Task requirements —
Using the listing below, copy every line that mentions "matplotlib".

+---+

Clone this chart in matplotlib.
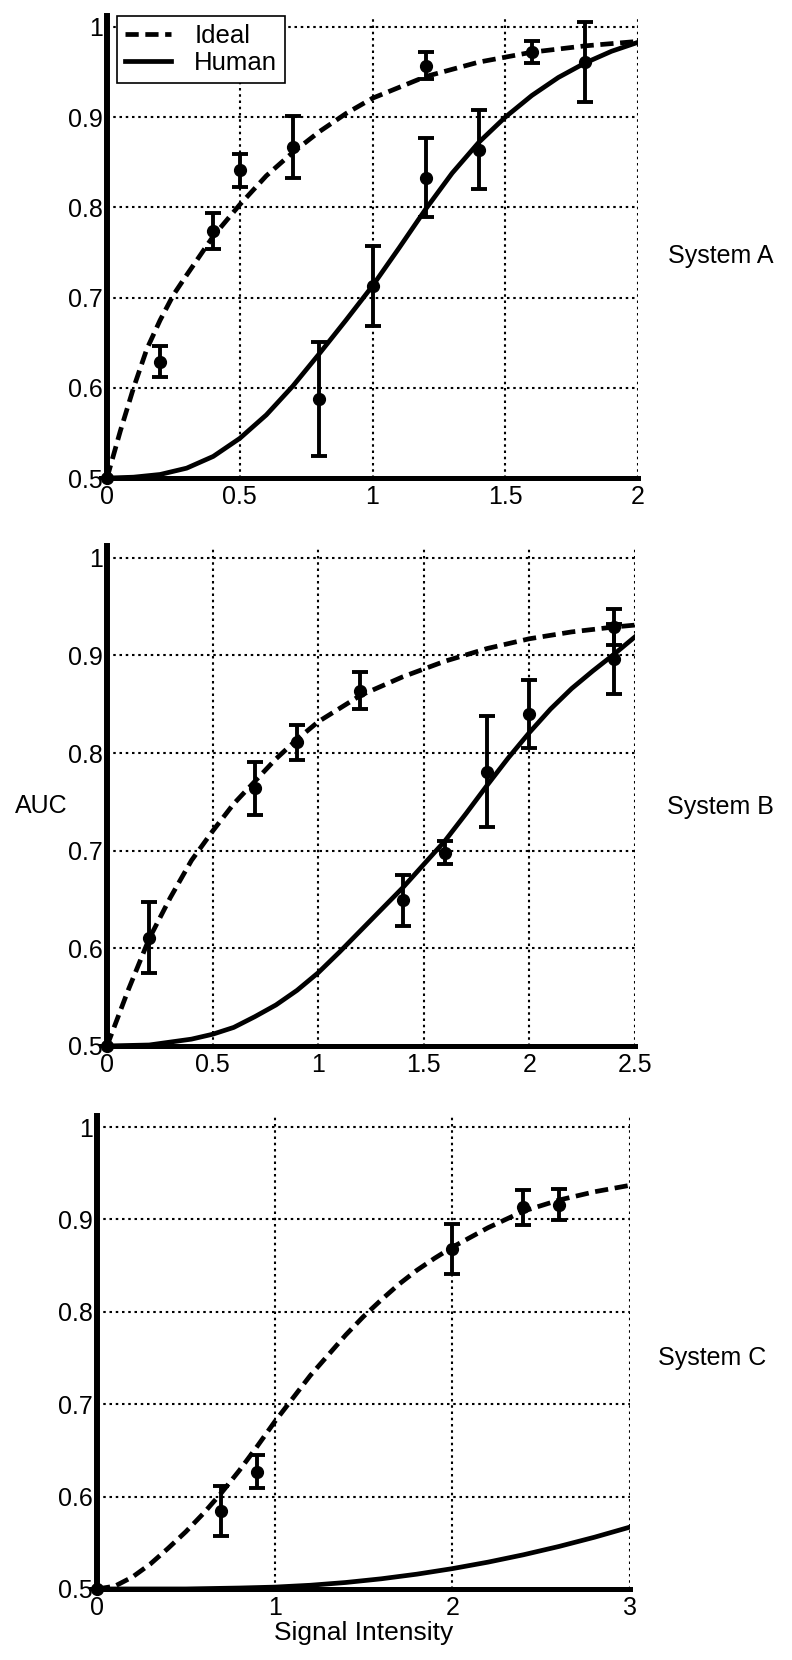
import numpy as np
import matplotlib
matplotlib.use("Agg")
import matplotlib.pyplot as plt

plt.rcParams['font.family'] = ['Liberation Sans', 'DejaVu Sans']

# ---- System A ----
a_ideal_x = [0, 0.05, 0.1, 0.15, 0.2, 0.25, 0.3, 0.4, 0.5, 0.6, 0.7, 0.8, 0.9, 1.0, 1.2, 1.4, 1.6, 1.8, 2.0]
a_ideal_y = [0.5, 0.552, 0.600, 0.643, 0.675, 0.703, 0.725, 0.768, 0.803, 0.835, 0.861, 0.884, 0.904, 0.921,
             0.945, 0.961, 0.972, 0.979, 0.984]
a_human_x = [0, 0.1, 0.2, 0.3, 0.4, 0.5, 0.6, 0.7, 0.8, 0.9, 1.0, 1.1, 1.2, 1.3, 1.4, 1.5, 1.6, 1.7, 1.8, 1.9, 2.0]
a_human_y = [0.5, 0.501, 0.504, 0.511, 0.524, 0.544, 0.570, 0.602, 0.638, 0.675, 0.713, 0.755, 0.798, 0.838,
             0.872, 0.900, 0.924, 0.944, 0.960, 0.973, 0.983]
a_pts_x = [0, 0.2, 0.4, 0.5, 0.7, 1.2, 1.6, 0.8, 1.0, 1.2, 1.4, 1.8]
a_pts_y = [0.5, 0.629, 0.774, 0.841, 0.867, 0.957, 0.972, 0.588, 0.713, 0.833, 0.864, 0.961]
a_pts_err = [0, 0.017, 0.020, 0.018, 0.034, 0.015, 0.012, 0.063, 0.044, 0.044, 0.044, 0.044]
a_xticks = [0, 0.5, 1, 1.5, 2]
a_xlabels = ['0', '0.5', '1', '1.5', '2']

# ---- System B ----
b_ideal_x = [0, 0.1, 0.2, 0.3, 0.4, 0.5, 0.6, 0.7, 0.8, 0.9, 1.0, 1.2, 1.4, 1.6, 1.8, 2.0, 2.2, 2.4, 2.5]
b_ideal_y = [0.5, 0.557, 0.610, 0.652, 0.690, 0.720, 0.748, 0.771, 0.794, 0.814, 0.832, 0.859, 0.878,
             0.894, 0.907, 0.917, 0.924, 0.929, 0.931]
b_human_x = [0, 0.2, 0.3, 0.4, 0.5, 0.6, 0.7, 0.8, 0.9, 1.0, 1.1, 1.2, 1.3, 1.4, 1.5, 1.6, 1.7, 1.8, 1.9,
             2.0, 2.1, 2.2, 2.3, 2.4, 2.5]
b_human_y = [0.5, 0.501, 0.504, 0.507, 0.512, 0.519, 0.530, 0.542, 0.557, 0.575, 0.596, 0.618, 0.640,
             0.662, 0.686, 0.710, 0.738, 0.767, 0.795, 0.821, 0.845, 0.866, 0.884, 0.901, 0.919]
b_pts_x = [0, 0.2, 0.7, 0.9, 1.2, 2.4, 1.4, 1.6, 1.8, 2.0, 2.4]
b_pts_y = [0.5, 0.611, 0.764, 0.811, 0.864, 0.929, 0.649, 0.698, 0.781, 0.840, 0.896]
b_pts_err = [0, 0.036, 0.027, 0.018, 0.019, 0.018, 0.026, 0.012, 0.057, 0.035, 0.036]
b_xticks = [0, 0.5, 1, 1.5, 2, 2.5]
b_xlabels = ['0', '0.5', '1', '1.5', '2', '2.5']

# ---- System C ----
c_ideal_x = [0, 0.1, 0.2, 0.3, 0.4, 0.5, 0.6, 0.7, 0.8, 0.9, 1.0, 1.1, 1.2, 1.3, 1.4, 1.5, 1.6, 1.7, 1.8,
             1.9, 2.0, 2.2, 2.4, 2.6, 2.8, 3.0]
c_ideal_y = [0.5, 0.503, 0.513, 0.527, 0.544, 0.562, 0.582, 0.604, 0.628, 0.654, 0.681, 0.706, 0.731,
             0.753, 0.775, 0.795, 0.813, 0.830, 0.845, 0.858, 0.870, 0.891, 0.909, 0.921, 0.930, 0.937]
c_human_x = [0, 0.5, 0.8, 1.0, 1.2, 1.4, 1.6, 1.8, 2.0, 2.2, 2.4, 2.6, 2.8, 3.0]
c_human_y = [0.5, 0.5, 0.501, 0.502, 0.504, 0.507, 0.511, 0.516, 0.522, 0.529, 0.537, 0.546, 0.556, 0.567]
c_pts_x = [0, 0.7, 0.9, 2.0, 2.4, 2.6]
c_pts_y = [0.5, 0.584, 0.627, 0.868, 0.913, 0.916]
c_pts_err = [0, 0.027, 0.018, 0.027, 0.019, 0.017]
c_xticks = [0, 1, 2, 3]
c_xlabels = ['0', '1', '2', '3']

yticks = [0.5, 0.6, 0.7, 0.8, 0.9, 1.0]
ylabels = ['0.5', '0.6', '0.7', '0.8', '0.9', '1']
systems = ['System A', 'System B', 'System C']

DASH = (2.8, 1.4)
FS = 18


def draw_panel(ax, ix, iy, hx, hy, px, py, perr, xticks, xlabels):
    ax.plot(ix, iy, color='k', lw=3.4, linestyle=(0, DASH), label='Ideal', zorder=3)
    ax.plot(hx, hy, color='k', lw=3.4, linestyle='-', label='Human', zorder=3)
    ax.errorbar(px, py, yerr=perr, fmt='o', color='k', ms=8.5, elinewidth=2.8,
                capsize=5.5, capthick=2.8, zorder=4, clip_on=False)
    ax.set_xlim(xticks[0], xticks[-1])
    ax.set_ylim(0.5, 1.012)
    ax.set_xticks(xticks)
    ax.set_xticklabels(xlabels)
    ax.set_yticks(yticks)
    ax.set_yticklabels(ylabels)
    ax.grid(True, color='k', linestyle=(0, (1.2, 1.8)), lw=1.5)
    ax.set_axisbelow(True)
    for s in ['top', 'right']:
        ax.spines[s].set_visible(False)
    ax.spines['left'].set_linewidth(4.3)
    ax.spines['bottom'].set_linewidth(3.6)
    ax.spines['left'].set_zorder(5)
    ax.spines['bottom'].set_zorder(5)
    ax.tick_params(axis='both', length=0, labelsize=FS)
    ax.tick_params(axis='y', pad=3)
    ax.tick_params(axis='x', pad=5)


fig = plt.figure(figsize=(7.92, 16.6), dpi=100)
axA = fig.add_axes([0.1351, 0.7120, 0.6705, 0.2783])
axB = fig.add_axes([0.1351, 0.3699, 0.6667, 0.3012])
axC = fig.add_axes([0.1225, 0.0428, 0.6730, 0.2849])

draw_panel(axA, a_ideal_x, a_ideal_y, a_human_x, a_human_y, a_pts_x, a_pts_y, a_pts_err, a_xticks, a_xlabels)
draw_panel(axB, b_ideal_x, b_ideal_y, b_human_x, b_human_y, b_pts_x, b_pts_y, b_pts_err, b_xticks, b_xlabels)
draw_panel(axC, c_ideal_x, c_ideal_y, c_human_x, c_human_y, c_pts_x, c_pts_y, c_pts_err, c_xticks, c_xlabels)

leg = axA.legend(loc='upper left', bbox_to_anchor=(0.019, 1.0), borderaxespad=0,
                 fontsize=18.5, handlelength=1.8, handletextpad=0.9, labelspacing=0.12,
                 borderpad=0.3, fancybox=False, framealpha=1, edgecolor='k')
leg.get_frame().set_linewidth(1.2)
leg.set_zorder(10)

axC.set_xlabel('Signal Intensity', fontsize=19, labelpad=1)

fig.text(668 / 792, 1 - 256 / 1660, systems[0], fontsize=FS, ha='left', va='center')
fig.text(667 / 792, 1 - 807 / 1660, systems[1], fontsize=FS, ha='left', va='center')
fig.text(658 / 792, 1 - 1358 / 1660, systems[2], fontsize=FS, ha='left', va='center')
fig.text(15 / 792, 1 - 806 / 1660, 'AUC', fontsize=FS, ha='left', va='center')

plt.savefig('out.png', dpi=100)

+---+

Output for this exercise —
Clone this chart in matplotlib.
import matplotlib
matplotlib.use("Agg")
import matplotlib.pyplot as plt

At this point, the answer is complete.